My Lords, we have heard horrific allegations of sexual torture and rape in Tigray. Far too often, the perpetrators are just not held to account. I very much welcome last week’s announcement that the Government will host an international conference on preventing sexual violence in conflict. Can my noble friend the Minister say what the Government hope this conference will achieve?
My Lords, in 2022, the UK plans to host an international conference to mark 10 years since the launch of the Preventing Sexual Violence in Conflict Initiative. The conference will bring together partners from all over the world to end violence against women and girls. This will be an important opportunity to review progress, identify challenges and agree further action on sexual violence in conflict, as well on wider gender equity issues. Further information on the conference will be made available shortly.
My Lords, is not part of the tragedy that, in one of the most malnourished and impoverished parts of Africa, both sides—the United Front, with the TPLF, and the Government—can find the resources to wage a bitter civil war? How can the aid community intervene? Is there any real danger that the country might descend into ethnic groupings, as in the Balkans, and destabilise the region?
My Lords, the conflict has the capacity to spill even further out of control and expand beyond the northern region. We have struggled to deploy UK aid for the reasons I described in my answer two questions ago. UK aid was being delivered into and across Tigray before the Government of Ethiopia created a blockade. We are supporting partners so that they can quickly recommence aid delivery should that be possible, and we are putting pressure on the Ethiopian Government to address the blockade and remove it.

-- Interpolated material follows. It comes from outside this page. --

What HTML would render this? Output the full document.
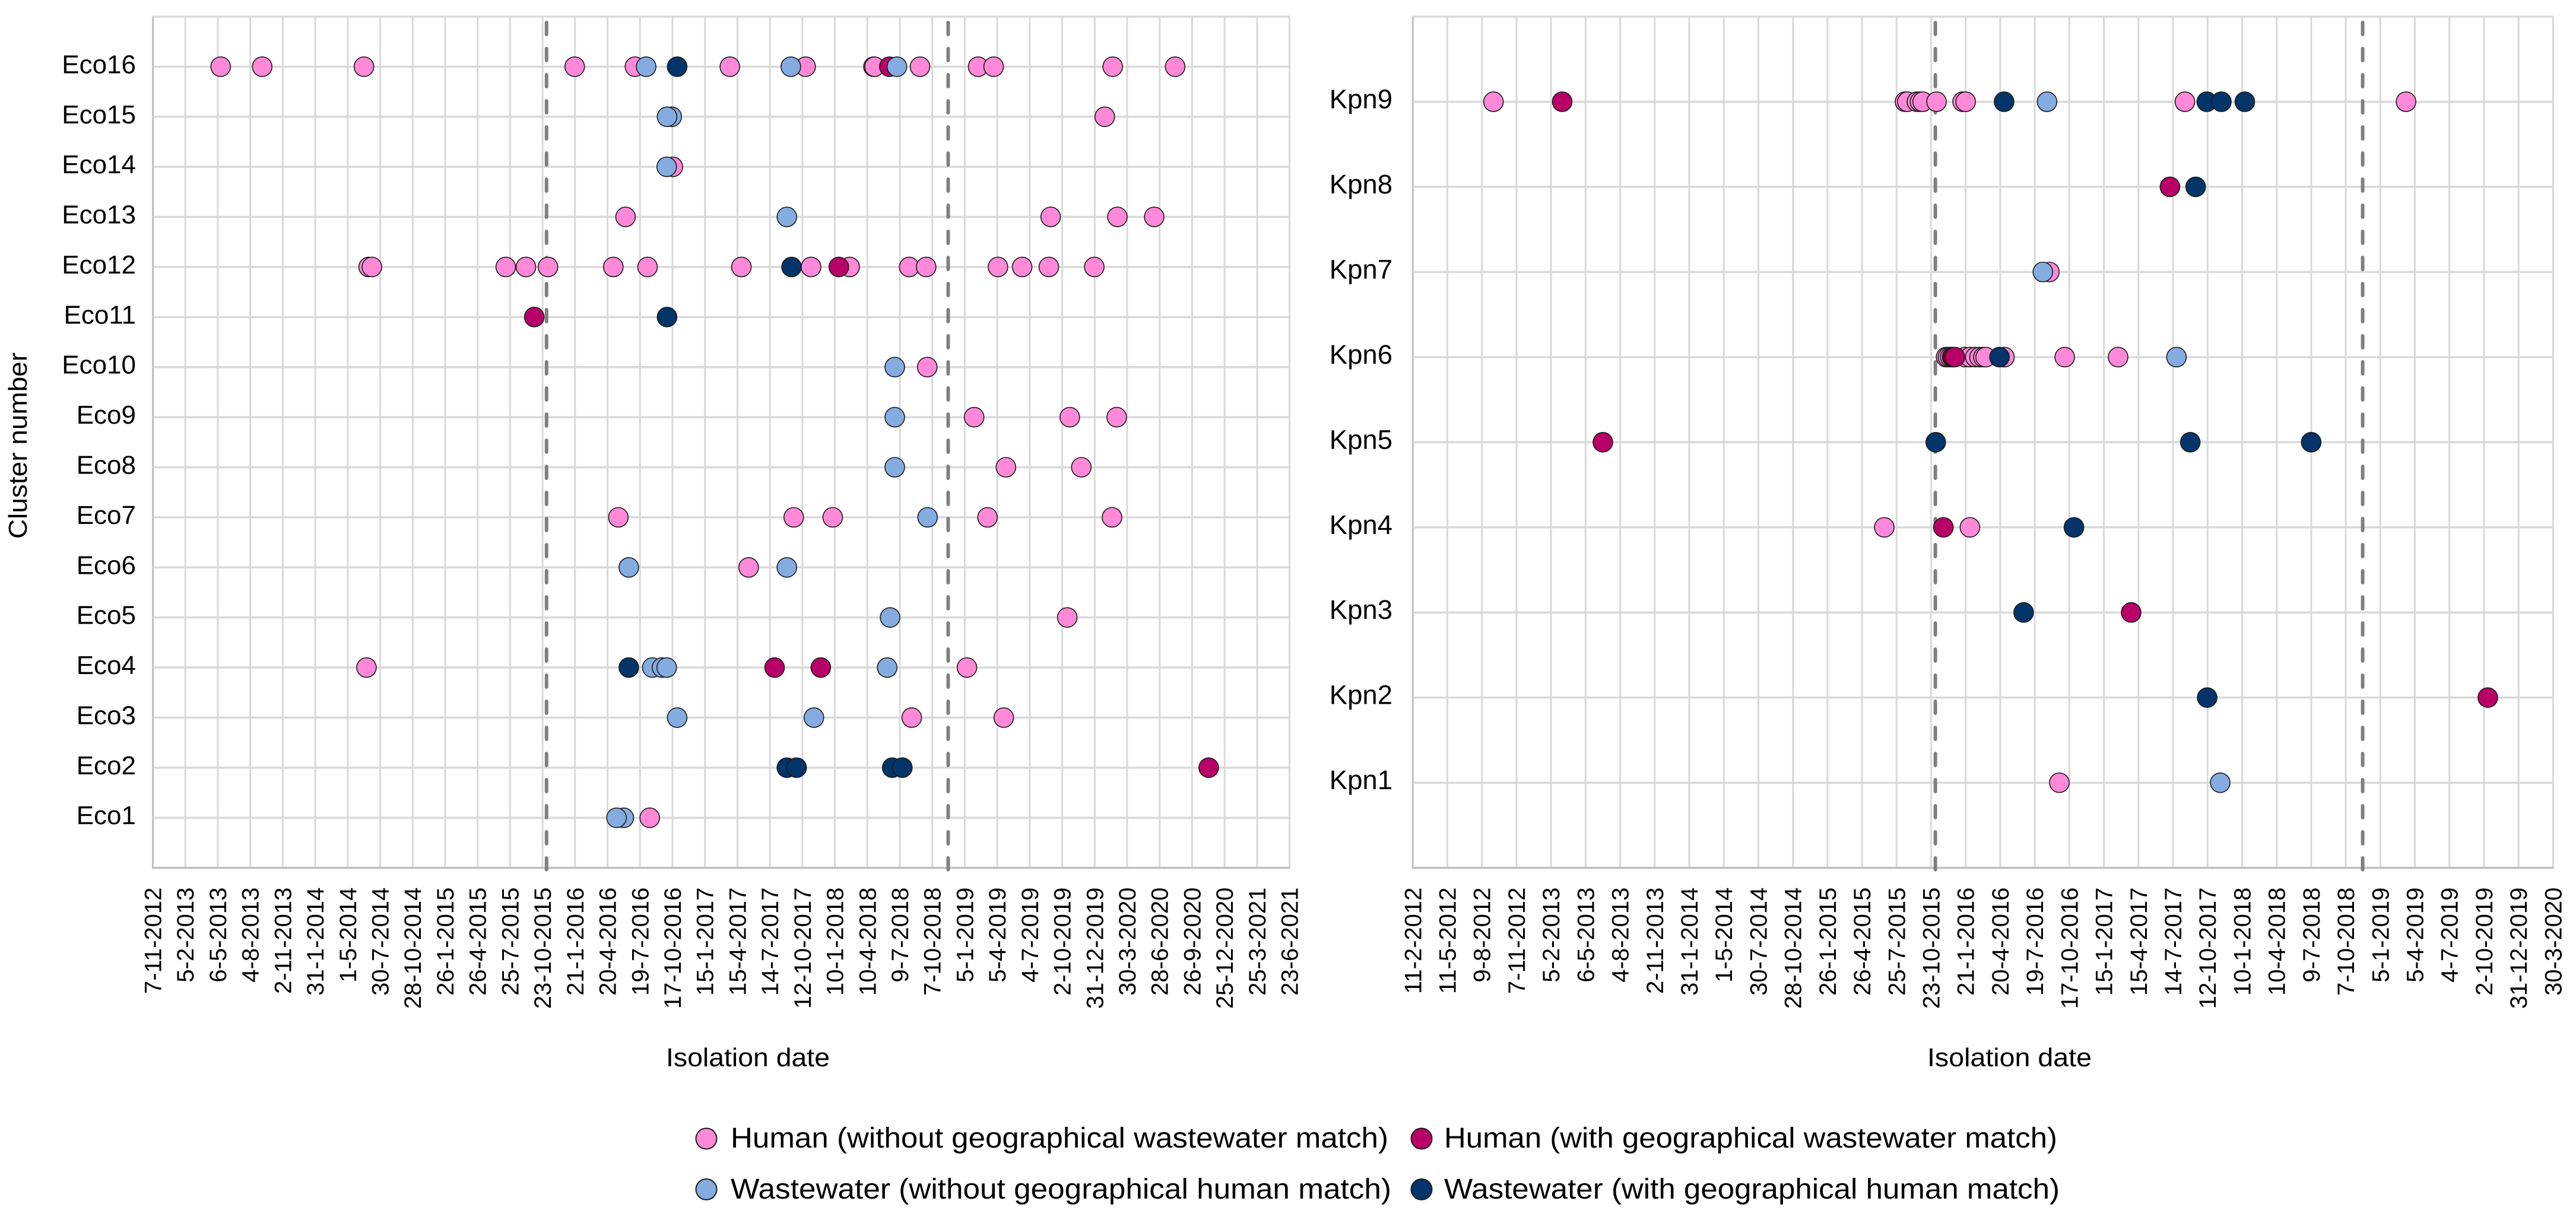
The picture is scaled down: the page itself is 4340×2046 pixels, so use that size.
<!DOCTYPE html>
<html lang="en">
<head>
<meta charset="utf-8">
<title>Cluster isolation dates</title>
<style>
html,body{margin:0;padding:0;background:#fff;}
svg{display:block;font-family:"Liberation Sans",sans-serif;}
</style>
</head>
<body>
<svg id="figure" xmlns="http://www.w3.org/2000/svg" width="4340" height="2046" viewBox="0 0 4340 2046">
<rect x="0" y="0" width="4340" height="2046" fill="#ffffff"/>
<g id="eco-chart"></g>
<g id="kpn-chart"></g>
<text transform="translate(45 908) rotate(-90)" font-size="44" textLength="314" lengthAdjust="spacingAndGlyphs" fill="#000">Cluster number</text>
<text x="1122" y="1797" font-size="44" textLength="276" lengthAdjust="spacingAndGlyphs" fill="#000">Isolation date</text>
<text x="3247" y="1797" font-size="44" textLength="277" lengthAdjust="spacingAndGlyphs" fill="#000">Isolation date</text>
<g>
<g>
<circle cx="1190" cy="1919" r="17.5" fill="#ff89d8" stroke="#1a1a1a" stroke-width="2"/>
<text x="1231" y="1934" font-size="48" textLength="1108" lengthAdjust="spacingAndGlyphs" fill="#000">Human (without geographical wastewater match)</text>
</g>
<g>
<circle cx="2395" cy="1919" r="17.5" fill="#b80068" stroke="#1a1a1a" stroke-width="2"/>
<text x="2433" y="1934" font-size="48" textLength="1033" lengthAdjust="spacingAndGlyphs" fill="#000">Human (with geographical wastewater match)</text>
</g>
<g>
<circle cx="1190" cy="2004.5" r="17.5" fill="#84ace0" stroke="#1a1a1a" stroke-width="2"/>
<text x="1231" y="2020" font-size="48" textLength="1113" lengthAdjust="spacingAndGlyphs" fill="#000">Wastewater (without geographical human match)</text>
</g>
<g>
<circle cx="2395" cy="2004.5" r="17.5" fill="#03356a" stroke="#1a1a1a" stroke-width="2"/>
<text x="2433" y="2020" font-size="48" textLength="1037" lengthAdjust="spacingAndGlyphs" fill="#000">Wastewater (with geographical human match)</text>
</g>
</g>
</svg>
<script>
// Dates are spreadsheet day serials; each point is [cluster number, date serial].
const ecoClusters = ["Eco1","Eco2","Eco3","Eco4","Eco5","Eco6","Eco7","Eco8","Eco9","Eco10","Eco11","Eco12","Eco13","Eco14","Eco15","Eco16"];
const ecoTickLabels = ["7-11-2012","5-2-2013","6-5-2013","4-8-2013","2-11-2013","31-1-2014","1-5-2014","30-7-2014","28-10-2014","26-1-2015","26-4-2015","25-7-2015","23-10-2015","21-1-2016","20-4-2016","19-7-2016","17-10-2016","15-1-2017","15-4-2017","14-7-2017","12-10-2017","10-1-2018","10-4-2018","9-7-2018","7-10-2018","5-1-2019","5-4-2019","4-7-2019","2-10-2019","31-12-2019","30-3-2020","28-6-2020","26-9-2020","25-12-2020","25-3-2021","23-6-2021"];
const ecoPeriodDates = [42311,43424];
const ecoHumanNoMatch = [
[16,41408],[16,41523],[16,41805],[16,42389],[16,42556],[16,42819],[16,43029],[16,43217],[16,43220],[16,43346],[16,43507],[16,43550],[16,43880],[16,44053],
[15,43858],[14,42661],
[13,42530],[13,43708],[13,43893],[13,43995],
[12,41818],[12,41827],[12,42198],[12,42254],[12,42315],[12,42496],[12,42591],[12,42851],[12,43044],[12,43151],[12,43316],[12,43363],[12,43562],[12,43629],[12,43703],[12,43829],
[10,43366],[9,43496],[9,43761],[9,43891],[8,43584],[8,43793],
[7,42510],[7,42996],[7,43104],[7,43533],[7,43878],
[6,42871],[5,43754],[4,41812],[4,43476],[3,43323],[3,43578],[1,42597]
];
const ecoHumanMatch = [[16,43261],[12,43121],[11,42277],[4,42943],[4,43071],[2,44146]];
const ecoWasteNoMatch = [
[16,42587],[16,42988],[16,43282],[15,42658],[15,42645],[14,42644],[13,42977],
[10,43276],[9,43276],[8,43276],[7,43367],[6,42539],[6,42977],[5,43263],
[4,42604],[4,42631],[4,42644],[4,43255],[3,42673],[3,43052],[1,42525],[1,42505]
];
const ecoWasteMatch = [[16,42673],[12,42990],[11,42645],[4,42539],[2,42977],[2,43004],[2,43269],[2,43297]];

const kpnClusters = ["Kpn1","Kpn2","Kpn3","Kpn4","Kpn5","Kpn6","Kpn7","Kpn8","Kpn9"];
const kpnTickLabels = ["11-2-2012","11-5-2012","9-8-2012","7-11-2012","5-2-2013","6-5-2013","4-8-2013","2-11-2013","31-1-2014","1-5-2014","30-7-2014","28-10-2014","26-1-2015","26-4-2015","25-7-2015","23-10-2015","21-1-2016","20-4-2016","19-7-2016","17-10-2016","15-1-2017","15-4-2017","14-7-2017","12-10-2017","10-1-2018","10-4-2018","9-7-2018","7-10-2018","5-1-2019","5-4-2019","4-7-2019","2-10-2019","31-12-2019","30-3-2020"];
const kpnPeriodDates = [42311,43424];
const kpnHumanNoMatch = [
[9,41160],[9,42232],[9,42238],[9,42263],[9,42271],[9,42278],[9,42314],[9,42382],[9,42390],[9,42961],[9,43537],
[7,42608],
[6,42339],[6,42344],[6,42350],[6,42355],[6,42388],[6,42401],[6,42415],[6,42426],[6,42436],[6,42442],[6,42491],[6,42648],[6,42787],
[4,42178],[4,42401],[1,42634]
];
const kpnHumanMatch = [[9,41339],[8,42922],[6,42355],[6,42358],[6,42362],[5,41445],[4,42332],[3,42821],[2,43750]];
const kpnWasteNoMatch = [[9,42602],[7,42591],[6,42939],[1,43053]];
const kpnWasteMatch = [[9,42490],[9,43018],[9,43056],[9,43117],[8,42989],[6,42478],[5,42312],[5,42975],[5,43290],[4,42672],[3,42541],[2,43019]];

const SVG_NS = "http://www.w3.org/2000/svg";

function addLine(parent, x1, y1, x2, y2, color, width, name) {
  const el = document.createElementNS(SVG_NS, "line");
  el.setAttribute("x1", x1);
  el.setAttribute("y1", y1);
  el.setAttribute("x2", x2);
  el.setAttribute("y2", y2);
  el.setAttribute("stroke", color);
  el.setAttribute("stroke-width", width);
  
  
  parent.appendChild(el);
  return el;
}

function addLabel(parent, x, y, text, size, anchor, name) {
  const el = document.createElementNS(SVG_NS, "text");
  el.setAttribute("x", x);
  el.setAttribute("y", y);
  el.setAttribute("font-size", size);
  el.setAttribute("text-anchor", anchor);
  el.setAttribute("fill", "#000");
  el.textContent = text;
  
  
  parent.appendChild(el);
  return el;
}

function drawSeries(parent, points, fill, seriesName, xScale, yScale) {
  points.forEach(function (p) {
    const dot = document.createElementNS(SVG_NS, "circle");
    dot.setAttribute("cx", xScale(p[1]));
    dot.setAttribute("cy", yScale(p[0]));
    dot.setAttribute("r", 16.5);
    dot.setAttribute("fill", fill);
    dot.setAttribute("stroke", "#1a1a1a");
    dot.setAttribute("stroke-width", 1.6);
    
    
    parent.appendChild(dot);
  });
}

function drawChart(rootId, prefix, frame, xMin, clusters, tickLabels, periodDates, series) {
  const root = document.getElementById(rootId);
  const xStep = 90;
  const xMax = xMin + xStep * (tickLabels.length - 1);
  const yMax = clusters.length + 1;
  const xScale = function (v) { return frame.left + (v - xMin) / (xMax - xMin) * (frame.right - frame.left); };
  const yScale = function (v) { return frame.bottom - v / yMax * (frame.bottom - frame.top); };

  tickLabels.forEach(function (label, i) {
    const x = xScale(xMin + i * xStep);
    addLine(root, x, frame.top, x, frame.bottom, i === 0 ? "#bfbfbf" : "#d9d9d9", 3, prefix + '-vertical-gridline');
    const tick = addLabel(root, x + 14, frame.bottom + 33, label, 40, "end", prefix + '-x-tick-label');
    tick.setAttribute("transform", "rotate(-90 " + (x + 14) + " " + (frame.bottom + 33) + ")");
  });
  for (let r = 1; r <= yMax; r++) {
    addLine(root, frame.left, yScale(r), frame.right, yScale(r), "#d9d9d9", 3.5, prefix + '-horizontal-gridline');
  }
  addLine(root, frame.left - 1.5, frame.bottom, frame.right + 1.5, frame.bottom, "#bfbfbf", 3.5, prefix + '-x-axis-line');
  clusters.forEach(function (name, i) {
    addLabel(root, frame.labelRight, yScale(i + 1) + 11, name, frame.labelSize, "end", prefix + '-y-tick-label');
  });
  periodDates.forEach(function (d) {
    const x = xScale(d);
    const dash = addLine(root, x, frame.top + 10, x, frame.bottom + 3, "#7f7f7f", 6, prefix + '-period-divider');
    dash.setAttribute("stroke-dasharray", "20 24");
    dash.setAttribute("stroke-linecap", "round");
  });
  drawSeries(root, series.humanNoMatch, "#ff89d8", prefix + '-human-no-match', xScale, yScale);
  drawSeries(root, series.humanMatch, "#b80068", prefix + '-human-match', xScale, yScale);
  drawSeries(root, series.wasteNoMatch, "#84ace0", prefix + '-wastewater-no-match', xScale, yScale);
  drawSeries(root, series.wasteMatch, "#03356a", prefix + '-wastewater-match', xScale, yScale);
}

drawChart("eco-chart", "eco", {left: 257.5, right: 2172.6, top: 28, bottom: 1462.6, labelRight: 229, labelSize: 44}, 41220,
  ecoClusters, ecoTickLabels, ecoPeriodDates,
  {humanNoMatch: ecoHumanNoMatch, humanMatch: ecoHumanMatch, wasteNoMatch: ecoWasteNoMatch, wasteMatch: ecoWasteMatch});
drawChart("kpn-chart", "kpn", {left: 2380.3, right: 4301.4, top: 28, bottom: 1462.6, labelRight: 2346, labelSize: 45.5}, 40950,
  kpnClusters, kpnTickLabels, kpnPeriodDates,
  {humanNoMatch: kpnHumanNoMatch, humanMatch: kpnHumanMatch, wasteNoMatch: kpnWasteNoMatch, wasteMatch: kpnWasteMatch});
</script>
</body>
</html>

My Lords, can the Minister confirm that he and the Foreign Office have received representations from the All-Party Parliamentary Group on Eritrea, which I co-chair, about torture, rape and starvation being used as weapons of war and the involuntary repatriation of Tigrayan refugees to Eritrea? Will the United Kingdom follow the United States in imposing targeted sanctions on the perpetrators of these crimes? What is being done to ensure that those responsible for what has rightly been described as a catastrophic, man-made disaster that is destabilising the whole of the Horn of Africa are brought to justice?